**PROBLEM DETAILS:** All of the lines below are to be printed again exactly; images are excluded from the output.

◆ ◆ ◆

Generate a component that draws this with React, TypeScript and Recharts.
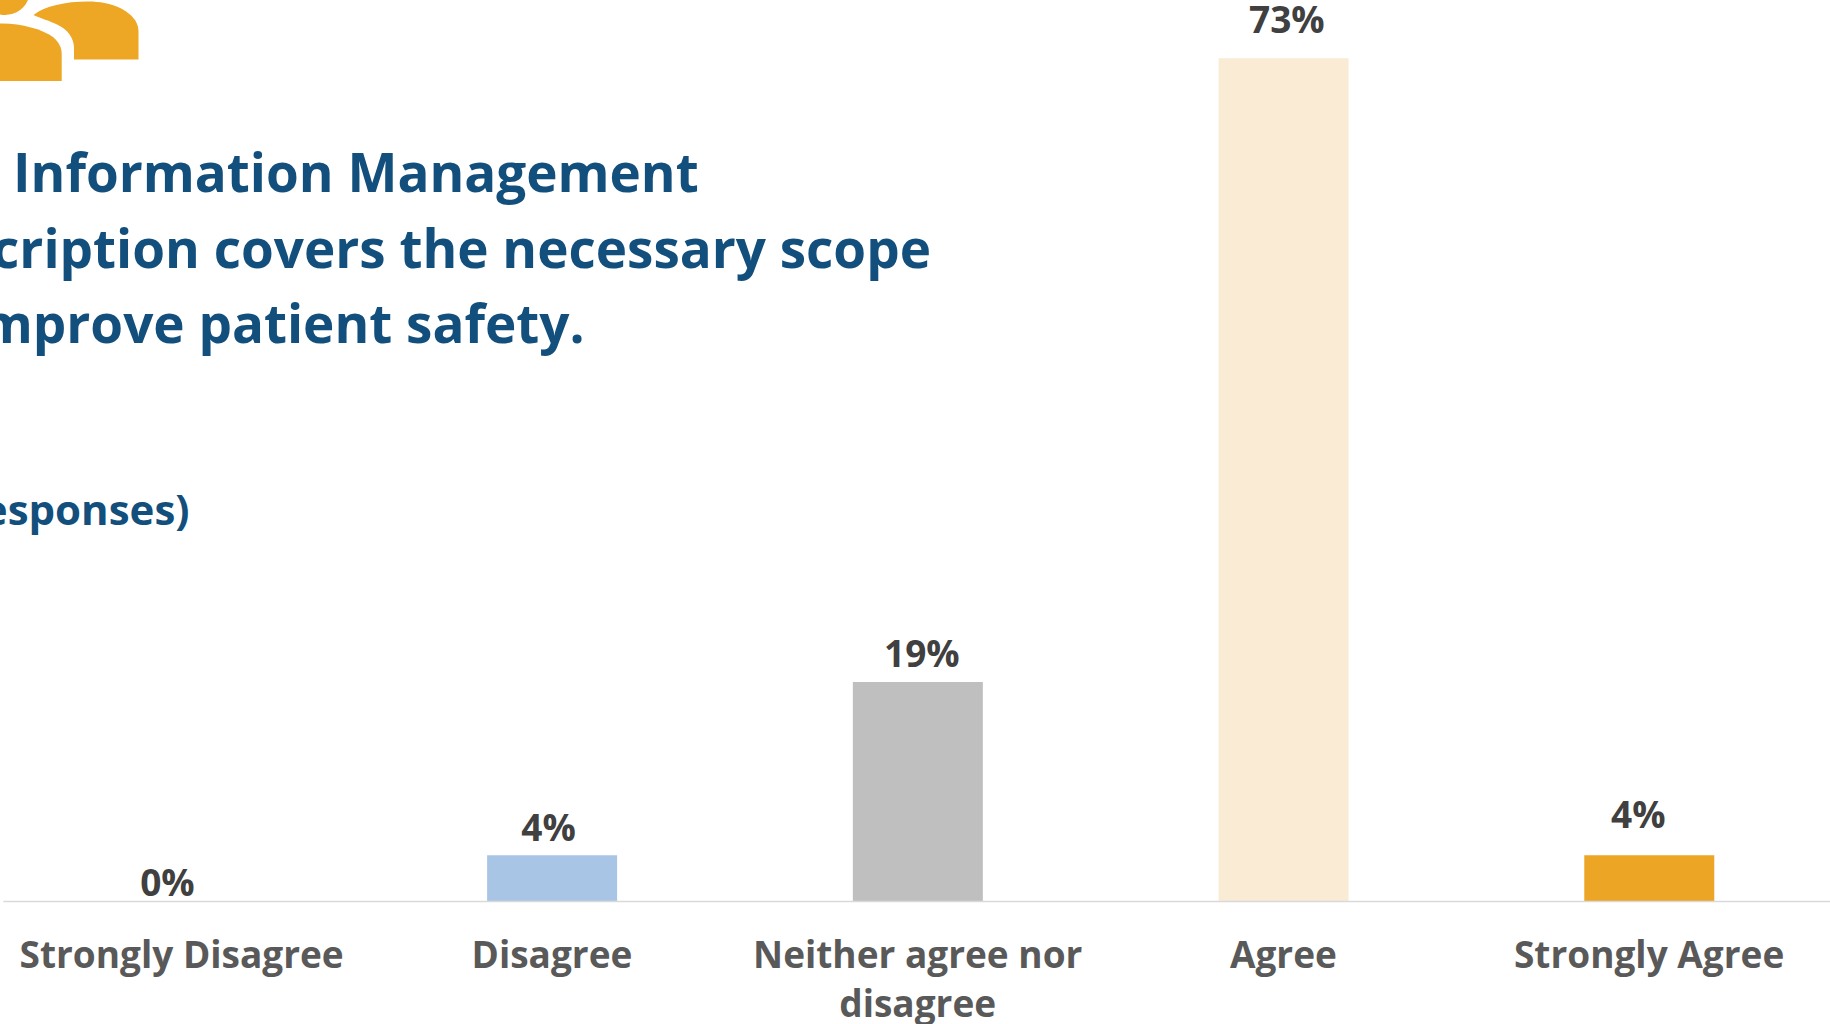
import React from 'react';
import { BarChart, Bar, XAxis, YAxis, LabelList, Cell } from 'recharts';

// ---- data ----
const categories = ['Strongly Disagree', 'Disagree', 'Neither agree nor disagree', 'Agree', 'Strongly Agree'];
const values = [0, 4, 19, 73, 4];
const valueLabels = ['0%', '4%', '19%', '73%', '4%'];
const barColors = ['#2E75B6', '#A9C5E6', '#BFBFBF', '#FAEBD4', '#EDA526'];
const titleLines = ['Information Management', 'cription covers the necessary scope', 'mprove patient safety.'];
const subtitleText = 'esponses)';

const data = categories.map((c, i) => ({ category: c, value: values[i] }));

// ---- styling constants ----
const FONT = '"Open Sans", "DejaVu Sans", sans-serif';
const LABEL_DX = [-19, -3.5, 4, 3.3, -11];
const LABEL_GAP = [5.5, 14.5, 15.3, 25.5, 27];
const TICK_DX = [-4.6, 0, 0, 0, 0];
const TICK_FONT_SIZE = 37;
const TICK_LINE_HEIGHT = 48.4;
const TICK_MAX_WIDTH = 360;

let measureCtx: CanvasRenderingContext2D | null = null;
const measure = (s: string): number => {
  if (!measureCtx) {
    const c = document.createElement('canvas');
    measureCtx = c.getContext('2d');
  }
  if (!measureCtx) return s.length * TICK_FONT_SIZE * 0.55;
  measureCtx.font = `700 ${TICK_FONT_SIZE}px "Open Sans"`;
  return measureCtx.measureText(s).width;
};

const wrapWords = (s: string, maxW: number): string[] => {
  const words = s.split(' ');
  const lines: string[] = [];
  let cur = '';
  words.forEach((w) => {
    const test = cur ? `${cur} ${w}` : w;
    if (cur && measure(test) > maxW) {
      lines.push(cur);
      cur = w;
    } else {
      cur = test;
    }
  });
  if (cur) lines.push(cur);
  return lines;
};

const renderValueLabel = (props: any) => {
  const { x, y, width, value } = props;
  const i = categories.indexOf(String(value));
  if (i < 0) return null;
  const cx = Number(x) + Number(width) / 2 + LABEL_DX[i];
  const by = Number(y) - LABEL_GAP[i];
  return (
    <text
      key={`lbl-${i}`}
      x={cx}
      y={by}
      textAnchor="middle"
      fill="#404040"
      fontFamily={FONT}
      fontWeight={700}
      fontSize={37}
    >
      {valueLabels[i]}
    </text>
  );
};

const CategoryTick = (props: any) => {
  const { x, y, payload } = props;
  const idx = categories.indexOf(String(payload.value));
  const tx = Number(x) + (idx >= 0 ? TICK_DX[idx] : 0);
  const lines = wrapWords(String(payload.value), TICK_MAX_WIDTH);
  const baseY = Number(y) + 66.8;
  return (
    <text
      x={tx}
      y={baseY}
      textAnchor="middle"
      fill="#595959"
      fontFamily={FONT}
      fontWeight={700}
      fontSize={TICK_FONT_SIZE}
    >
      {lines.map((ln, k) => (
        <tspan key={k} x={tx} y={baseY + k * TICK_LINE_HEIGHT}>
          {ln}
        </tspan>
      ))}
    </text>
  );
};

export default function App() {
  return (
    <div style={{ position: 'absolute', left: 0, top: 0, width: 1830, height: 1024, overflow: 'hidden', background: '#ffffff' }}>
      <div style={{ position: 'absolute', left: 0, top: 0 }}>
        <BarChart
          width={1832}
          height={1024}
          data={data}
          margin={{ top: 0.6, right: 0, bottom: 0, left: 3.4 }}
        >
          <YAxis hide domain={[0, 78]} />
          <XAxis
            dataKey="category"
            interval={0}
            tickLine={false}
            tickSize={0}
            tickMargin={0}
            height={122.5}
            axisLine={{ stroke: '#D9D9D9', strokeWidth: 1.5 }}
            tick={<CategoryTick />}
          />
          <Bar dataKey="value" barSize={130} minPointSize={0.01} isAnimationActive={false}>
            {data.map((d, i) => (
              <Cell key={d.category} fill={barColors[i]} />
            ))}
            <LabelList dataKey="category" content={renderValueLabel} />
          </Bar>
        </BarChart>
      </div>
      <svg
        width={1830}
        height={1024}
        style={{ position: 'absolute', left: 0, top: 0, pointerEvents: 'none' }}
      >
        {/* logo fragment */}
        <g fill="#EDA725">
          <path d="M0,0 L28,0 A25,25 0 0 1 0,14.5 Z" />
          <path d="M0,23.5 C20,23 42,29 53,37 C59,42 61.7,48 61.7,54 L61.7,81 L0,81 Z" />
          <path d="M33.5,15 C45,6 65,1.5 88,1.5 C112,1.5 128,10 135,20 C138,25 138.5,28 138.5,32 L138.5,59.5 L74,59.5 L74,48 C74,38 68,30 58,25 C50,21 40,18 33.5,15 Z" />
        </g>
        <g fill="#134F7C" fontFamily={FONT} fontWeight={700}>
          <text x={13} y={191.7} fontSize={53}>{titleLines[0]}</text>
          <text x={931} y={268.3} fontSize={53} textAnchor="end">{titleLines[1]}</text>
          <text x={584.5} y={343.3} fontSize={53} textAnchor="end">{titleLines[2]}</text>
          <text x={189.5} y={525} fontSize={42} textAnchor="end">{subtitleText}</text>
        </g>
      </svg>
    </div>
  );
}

◆ ◆ ◆

**OUTPUT BELOW:**
Generate a component that draws this with React, TypeScript and Recharts.
import React from 'react';
import { BarChart, Bar, XAxis, YAxis, LabelList, Cell } from 'recharts';

// ---- data ----
const categories = ['Strongly Disagree', 'Disagree', 'Neither agree nor disagree', 'Agree', 'Strongly Agree'];
const values = [0, 4, 19, 73, 4];
const valueLabels = ['0%', '4%', '19%', '73%', '4%'];
const barColors = ['#2E75B6', '#A9C5E6', '#BFBFBF', '#FAEBD4', '#EDA526'];
const titleLines = ['Information Management', 'cription covers the necessary scope', 'mprove patient safety.'];
const subtitleText = 'esponses)';

const data = categories.map((c, i) => ({ category: c, value: values[i] }));

// ---- styling constants ----
const FONT = '"Open Sans", "DejaVu Sans", sans-serif';
const LABEL_DX = [-19, -3.5, 4, 3.3, -11];
const LABEL_GAP = [5.5, 14.5, 15.3, 25.5, 27];
const TICK_DX = [-4.6, 0, 0, 0, 0];
const TICK_FONT_SIZE = 37;
const TICK_LINE_HEIGHT = 48.4;
const TICK_MAX_WIDTH = 360;

let measureCtx: CanvasRenderingContext2D | null = null;
const measure = (s: string): number => {
  if (!measureCtx) {
    const c = document.createElement('canvas');
    measureCtx = c.getContext('2d');
  }
  if (!measureCtx) return s.length * TICK_FONT_SIZE * 0.55;
  measureCtx.font = `700 ${TICK_FONT_SIZE}px "Open Sans"`;
  return measureCtx.measureText(s).width;
};

const wrapWords = (s: string, maxW: number): string[] => {
  const words = s.split(' ');
  const lines: string[] = [];
  let cur = '';
  words.forEach((w) => {
    const test = cur ? `${cur} ${w}` : w;
    if (cur && measure(test) > maxW) {
      lines.push(cur);
      cur = w;
    } else {
      cur = test;
    }
  });
  if (cur) lines.push(cur);
  return lines;
};

const renderValueLabel = (props: any) => {
  const { x, y, width, value } = props;
  const i = categories.indexOf(String(value));
  if (i < 0) return null;
  const cx = Number(x) + Number(width) / 2 + LABEL_DX[i];
  const by = Number(y) - LABEL_GAP[i];
  return (
    <text
      key={`lbl-${i}`}
      x={cx}
      y={by}
      textAnchor="middle"
      fill="#404040"
      fontFamily={FONT}
      fontWeight={700}
      fontSize={37}
    >
      {valueLabels[i]}
    </text>
  );
};

const CategoryTick = (props: any) => {
  const { x, y, payload } = props;
  const idx = categories.indexOf(String(payload.value));
  const tx = Number(x) + (idx >= 0 ? TICK_DX[idx] : 0);
  const lines = wrapWords(String(payload.value), TICK_MAX_WIDTH);
  const baseY = Number(y) + 66.8;
  return (
    <text
      x={tx}
      y={baseY}
      textAnchor="middle"
      fill="#595959"
      fontFamily={FONT}
      fontWeight={700}
      fontSize={TICK_FONT_SIZE}
    >
      {lines.map((ln, k) => (
        <tspan key={k} x={tx} y={baseY + k * TICK_LINE_HEIGHT}>
          {ln}
        </tspan>
      ))}
    </text>
  );
};

export default function App() {
  return (
    <div style={{ position: 'absolute', left: 0, top: 0, width: 1830, height: 1024, overflow: 'hidden', background: '#ffffff' }}>
      <div style={{ position: 'absolute', left: 0, top: 0 }}>
        <BarChart
          width={1832}
          height={1024}
          data={data}
          margin={{ top: 0.6, right: 0, bottom: 0, left: 3.4 }}
        >
          <YAxis hide domain={[0, 78]} />
          <XAxis
            dataKey="category"
            interval={0}
            tickLine={false}
            tickSize={0}
            tickMargin={0}
            height={122.5}
            axisLine={{ stroke: '#D9D9D9', strokeWidth: 1.5 }}
            tick={<CategoryTick />}
          />
          <Bar dataKey="value" barSize={130} minPointSize={0.01} isAnimationActive={false}>
            {data.map((d, i) => (
              <Cell key={d.category} fill={barColors[i]} />
            ))}
            <LabelList dataKey="category" content={renderValueLabel} />
          </Bar>
        </BarChart>
      </div>
      <svg
        width={1830}
        height={1024}
        style={{ position: 'absolute', left: 0, top: 0, pointerEvents: 'none' }}
      >
        {/* logo fragment */}
        <g fill="#EDA725">
          <path d="M0,0 L28,0 A25,25 0 0 1 0,14.5 Z" />
          <path d="M0,23.5 C20,23 42,29 53,37 C59,42 61.7,48 61.7,54 L61.7,81 L0,81 Z" />
          <path d="M33.5,15 C45,6 65,1.5 88,1.5 C112,1.5 128,10 135,20 C138,25 138.5,28 138.5,32 L138.5,59.5 L74,59.5 L74,48 C74,38 68,30 58,25 C50,21 40,18 33.5,15 Z" />
        </g>
        <g fill="#134F7C" fontFamily={FONT} fontWeight={700}>
          <text x={13} y={191.7} fontSize={53}>{titleLines[0]}</text>
          <text x={931} y={268.3} fontSize={53} textAnchor="end">{titleLines[1]}</text>
          <text x={584.5} y={343.3} fontSize={53} textAnchor="end">{titleLines[2]}</text>
          <text x={189.5} y={525} fontSize={42} textAnchor="end">{subtitleText}</text>
        </g>
      </svg>
    </div>
  );
}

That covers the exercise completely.